Recorded data:

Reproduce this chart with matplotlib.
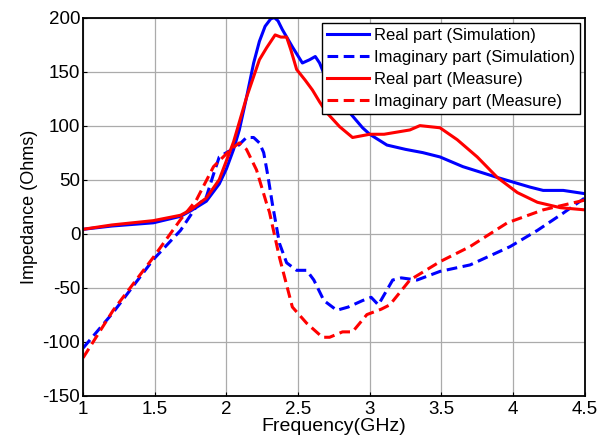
import matplotlib
matplotlib.use("Agg")
import matplotlib.pyplot as plt

plt.rcParams['font.family'] = ['Liberation Sans', 'DejaVu Sans']
plt.rcParams['axes.unicode_minus'] = False

# Real part (Simulation)
re_sim_x = [1.0, 1.2, 1.49, 1.68, 1.75, 1.86, 1.95, 2.0, 2.05, 2.09, 2.14, 2.19, 2.23, 2.27, 2.31, 2.335, 2.36, 2.39, 2.46, 2.53, 2.58, 2.62, 2.65, 2.70, 2.75, 2.86, 2.95, 3.0, 3.06, 3.12, 3.25, 3.37, 3.49, 3.65, 3.89, 4.12, 4.21, 4.35, 4.5]
re_sim_y = [4, 7, 10, 16, 21, 30, 46, 60, 78, 96, 126, 158, 178, 192, 199, 200, 197, 189, 173, 158, 161, 164, 158, 142, 130, 112, 98, 92, 87, 82, 78, 75, 71, 62, 52, 43, 40, 40, 37]

# Imaginary part (Simulation)
im_sim_x = [1.0, 1.21, 1.49, 1.68, 1.79, 1.86, 1.91, 1.95, 2.0, 2.07, 2.14, 2.19, 2.23, 2.26, 2.29, 2.32, 2.37, 2.42, 2.49, 2.56, 2.61, 2.68, 2.77, 2.85, 2.95, 3.01, 3.06, 3.16, 3.22, 3.33, 3.49, 3.70, 3.98, 4.17, 4.35, 4.5]
im_sim_y = [-106, -73, -24, 3, 25, 34, 55, 71, 75, 80, 89, 89, 84, 75, 53, 28, -9, -27, -34, -34, -43, -62, -71, -68, -62, -59, -66, -43, -41, -43, -35, -29, -12, 3, 19, 33]

# Real part (Measure)
re_meas_x = [1.0, 1.2, 1.49, 1.68, 1.75, 1.86, 1.95, 2.05, 2.14, 2.23, 2.28, 2.34, 2.38, 2.42, 2.45, 2.49, 2.55, 2.6, 2.65, 2.70, 2.79, 2.88, 3.0, 3.1, 3.19, 3.28, 3.35, 3.49, 3.61, 3.75, 3.89, 4.03, 4.17, 4.33, 4.5]
re_meas_y = [4, 8, 12, 17, 22, 33, 50, 85, 126, 161, 172, 184, 182, 182, 170, 152, 142, 133, 122, 112, 99, 89, 92, 92, 94, 96, 100, 98, 87, 71, 52, 38, 29, 24, 22]

# Imaginary part (Measure)
im_meas_x = [1.0, 1.21, 1.49, 1.68, 1.79, 1.91, 2.03, 2.09, 2.14, 2.21, 2.28, 2.30, 2.37, 2.46, 2.56, 2.67, 2.72, 2.81, 2.88, 2.98, 3.08, 3.14, 3.28, 3.49, 3.70, 3.96, 4.21, 4.5]
im_meas_y = [-115, -71, -22, 13, 31, 62, 78, 84, 78, 59, 28, 20, -22, -68, -83, -96, -96, -91, -91, -75, -70, -66, -43, -26, -12, 10, 22, 31]

fig = plt.figure(figsize=(6.11, 4.41), dpi=100)
ax = fig.add_axes([0.136, 0.103, 0.821, 0.857])

lw = 2.2
dash = (0, (3.5, 1.8))
ax.plot(re_sim_x, re_sim_y, color='#0000ff', lw=lw, label='Real part (Simulation)')
ax.plot(im_sim_x, im_sim_y, color='#0000ff', lw=lw, linestyle=dash, label='Imaginary part (Simulation)')
ax.plot(re_meas_x, re_meas_y, color='#ff0000', lw=lw, label='Real part (Measure)')
ax.plot(im_meas_x, im_meas_y, color='#ff0000', lw=lw, linestyle=dash, label='Imaginary part (Measure)')

ax.set_xlim(1, 4.5)
ax.set_ylim(-150, 200)
ax.set_xticks([1, 1.5, 2, 2.5, 3, 3.5, 4, 4.5])
ax.set_xticklabels(['1', '1.5', '2', '2.5', '3', '3.5', '4', '4.5'])
ax.set_yticks(list(range(-150, 201, 50)))
ax.grid(True, color='#ababab', lw=0.9)
ax.tick_params(direction='in', labelsize=13.5, length=3)
ax.tick_params(axis='x', pad=4)
ax.tick_params(axis='y', pad=2)
for s in ax.spines.values():
    s.set_linewidth(1.3)
ax.set_xlabel('Frequency(GHz)', fontsize=14, labelpad=0)
ax.set_ylabel('Impedance (Ohms)', fontsize=13, labelpad=3)

leg = ax.legend(loc='upper right', fontsize=12, frameon=True, fancybox=False,
                edgecolor='black', framealpha=1, borderaxespad=0.3,
                handlelength=2.5, labelspacing=0.42, borderpad=0.3, handletextpad=0.3)
leg.get_frame().set_linewidth(1.0)

fig.savefig('out.png', dpi=100)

Exercise task: Please take the lines from the beginning of the data above through the line holding "40, 40, 37]" and transcribe them exactly, without any pictures.

Exercise response:
Reproduce this chart with matplotlib.
import matplotlib
matplotlib.use("Agg")
import matplotlib.pyplot as plt

plt.rcParams['font.family'] = ['Liberation Sans', 'DejaVu Sans']
plt.rcParams['axes.unicode_minus'] = False

# Real part (Simulation)
re_sim_x = [1.0, 1.2, 1.49, 1.68, 1.75, 1.86, 1.95, 2.0, 2.05, 2.09, 2.14, 2.19, 2.23, 2.27, 2.31, 2.335, 2.36, 2.39, 2.46, 2.53, 2.58, 2.62, 2.65, 2.70, 2.75, 2.86, 2.95, 3.0, 3.06, 3.12, 3.25, 3.37, 3.49, 3.65, 3.89, 4.12, 4.21, 4.35, 4.5]
re_sim_y = [4, 7, 10, 16, 21, 30, 46, 60, 78, 96, 126, 158, 178, 192, 199, 200, 197, 189, 173, 158, 161, 164, 158, 142, 130, 112, 98, 92, 87, 82, 78, 75, 71, 62, 52, 43, 40, 40, 37]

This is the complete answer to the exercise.